-- Work to complete --
Only the lines from the start of the data below through the line that contains "fesc_y = [0.75, 1.11, 1.48, 1.87, 2.25]" are to be copied, exactly and without pictures.

-- Source data --
━━━━━━━━━━

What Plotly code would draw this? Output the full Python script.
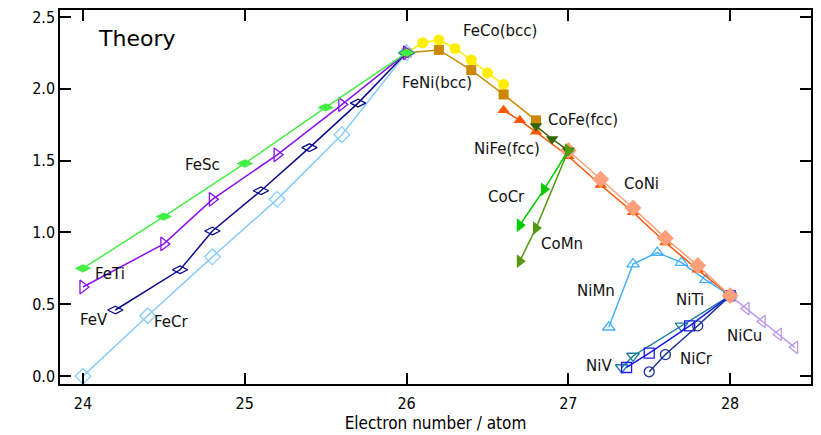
import plotly.graph_objects as go

# ---- data (electron number / atom, value) ----
fesc_x = [24.0, 24.5, 25.0, 25.5, 26.0]
fesc_y = [0.75, 1.11, 1.48, 1.87, 2.25]

feti_x = [24.0, 24.5, 24.8, 25.2, 25.6, 26.0]
feti_y = [0.62, 0.92, 1.23, 1.54, 1.89, 2.25]

fev_x = [24.2, 24.6, 24.8, 25.1, 25.4, 25.7, 26.0]
fev_y = [0.46, 0.74, 1.01, 1.29, 1.59, 1.90, 2.25]

fecr_x = [24.0, 24.4, 24.8, 25.2, 25.6, 26.0]
fecr_y = [0.00, 0.42, 0.83, 1.23, 1.68, 2.25]

feco_x = [26.0, 26.1, 26.2, 26.3, 26.4, 26.5, 26.6]
feco_y = [2.25, 2.32, 2.34, 2.28, 2.20, 2.11, 2.03]

feni_x = [26.0, 26.2, 26.4, 26.6, 26.8]
feni_y = [2.25, 2.27, 2.13, 1.96, 1.78]

cofe_x = [26.8, 26.9, 27.0]
cofe_y = [1.74, 1.65, 1.57]

nife_x = [26.6, 26.7, 26.8, 27.0, 27.2, 27.4, 27.6, 27.8, 28.0]
nife_y = [1.85, 1.78, 1.70, 1.53, 1.33, 1.14, 0.93, 0.74, 0.56]

coni_x = [27.0, 27.2, 27.4, 27.6, 27.8, 28.0]
coni_y = [1.57, 1.37, 1.17, 0.96, 0.77, 0.56]

cocr_x = [27.0, 26.85, 26.7]
cocr_y = [1.57, 1.30, 1.05]

comn_x = [27.0, 26.8, 26.7]
comn_y = [1.57, 1.03, 0.80]

nimn_x = [28.0, 27.85, 27.7, 27.55, 27.4, 27.25]
nimn_y = [0.56, 0.67, 0.79, 0.86, 0.78, 0.34]

niti_x = [28.0, 27.7, 27.4, 27.33]
niti_y = [0.56, 0.35, 0.14, 0.06]

niv_x = [28.0, 27.75, 27.5, 27.36]
niv_y = [0.56, 0.35, 0.16, 0.06]

nicr_x = [28.0, 27.8, 27.6, 27.5]
nicr_y = [0.56, 0.35, 0.15, 0.03]

nicu_x = [28.0, 28.1, 28.2, 28.3, 28.4]
nicu_y = [0.56, 0.47, 0.38, 0.29, 0.20]

x_ticks = [24, 25, 26, 27, 28]
y_ticks = [0.0, 0.5, 1.0, 1.5, 2.0, 2.5]

labels = [
    ("FeSc", 24.74, 1.47), ("FeTi", 24.17, 0.71), ("FeV", 24.07, 0.39),
    ("FeCr", 24.55, 0.38), ("FeCo(bcc)", 26.58, 2.40), ("FeNi(bcc)", 26.19, 2.04),
    ("CoFe(fcc)", 27.09, 1.78), ("NiFe(fcc)", 26.62, 1.58), ("CoCr", 26.62, 1.25),
    ("CoMn", 26.96, 0.92), ("CoNi", 27.45, 1.34), ("NiMn", 27.17, 0.59),
    ("NiTi", 27.75, 0.53), ("NiCr", 27.79, 0.12), ("NiV", 27.19, 0.07),
    ("NiCu", 28.09, 0.28),
]

fig = go.Figure()

def add(x, y, color, symbol, size, lw=1.5, mline=None):
    marker = dict(color=color, symbol=symbol, size=size)
    if mline is not None:
        marker["line"] = dict(color=color, width=mline)
    fig.add_trace(go.Scatter(x=x, y=y, mode="lines+markers",
                             line=dict(color=color, width=lw),
                             marker=marker, showlegend=False, hoverinfo="skip"))

# Ni-based dilute alloys
add(nimn_x, nimn_y, "#44b0ff", "triangle-up-open", 11, mline=1.3)
add(niti_x, niti_y, "#1f7f9f", "triangle-down-open", 11, mline=1.3)
add(niv_x, niv_y, "#1a1aee", "square-open", 10, mline=1.3)
add(nicr_x, nicr_y, "#1a3399", "circle-open", 10, mline=1.3)
add(nicu_x, nicu_y, "#bb99ee", "triangle-left-open", 11, mline=1.3)
# Fe-based
add(feco_x, feco_y, "#ffee00", "circle", 11)
add(feni_x, feni_y, "#cc8800", "square", 10)
add(fecr_x, fecr_y, "#88ccff", "diamond-open", 12, mline=1.3)
add(fev_x, fev_y, "#0a0a8a", "diamond-wide-open", 11, mline=1.3)
add(feti_x, feti_y, "#8811ee", "triangle-right-open", 12, mline=1.3)
add(fesc_x, fesc_y, "#44ee44", "diamond-wide", 12)
# fcc
add(nife_x, nife_y, "#ff5500", "triangle-up", 11)
add(coni_x, coni_y, "#ffa07a", "diamond", 13)
add(cofe_x, cofe_y, "#336600", "triangle-down", 11)
add(cocr_x, cocr_y, "#00cc00", "triangle-right", 12)
add(comn_x, comn_y, "#559911", "triangle-right", 12)

for text, x, y in labels:
    fig.add_annotation(x=x, y=y, text=text, showarrow=False,
                       font=dict(family="DejaVu Sans", size=15, color="#111111"))

fig.add_annotation(x=0.048, y=0.923, xref="paper", yref="paper", text="Theory",
                   showarrow=False, xanchor="left", yanchor="middle",
                   font=dict(family="DejaVu Sans", size=22, color="black"))

tickfont = dict(family="DejaVu Sans Condensed, DejaVu Sans", size=16, color="black")
axis_common = dict(showline=True, linecolor="black", linewidth=1.5, mirror="allticks",
                   ticks="inside", ticklen=11, tickwidth=1.5, tickcolor="black",
                   showgrid=False, zeroline=False, tickfont=tickfont)

fig.update_layout(
    width=821, height=435,
    margin=dict(l=60, r=8, t=9, b=48),
    plot_bgcolor="white", paper_bgcolor="white",
    xaxis=dict(range=[23.858, 28.5], tickvals=x_ticks, ticktext=[str(t) for t in x_ticks],
               ticklabelstandoff=4,
               title=dict(text="Electron number / atom", standoff=2,
                          font=dict(family="DejaVu Sans Condensed, DejaVu Sans", size=17,
                                    color="black")),
               **axis_common),
    yaxis=dict(range=[-0.055, 2.548], tickvals=y_ticks,
               ticktext=[f"{t:.1f}" for t in y_ticks], **axis_common),
)

fig.write_html("out.html", config={"displayModeBar": False},
               post_script="document.body.style.margin='0';")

━━━━━━━━━━

-- Completed exercise --
What Plotly code would draw this? Output the full Python script.
import plotly.graph_objects as go

# ---- data (electron number / atom, value) ----
fesc_x = [24.0, 24.5, 25.0, 25.5, 26.0]
fesc_y = [0.75, 1.11, 1.48, 1.87, 2.25]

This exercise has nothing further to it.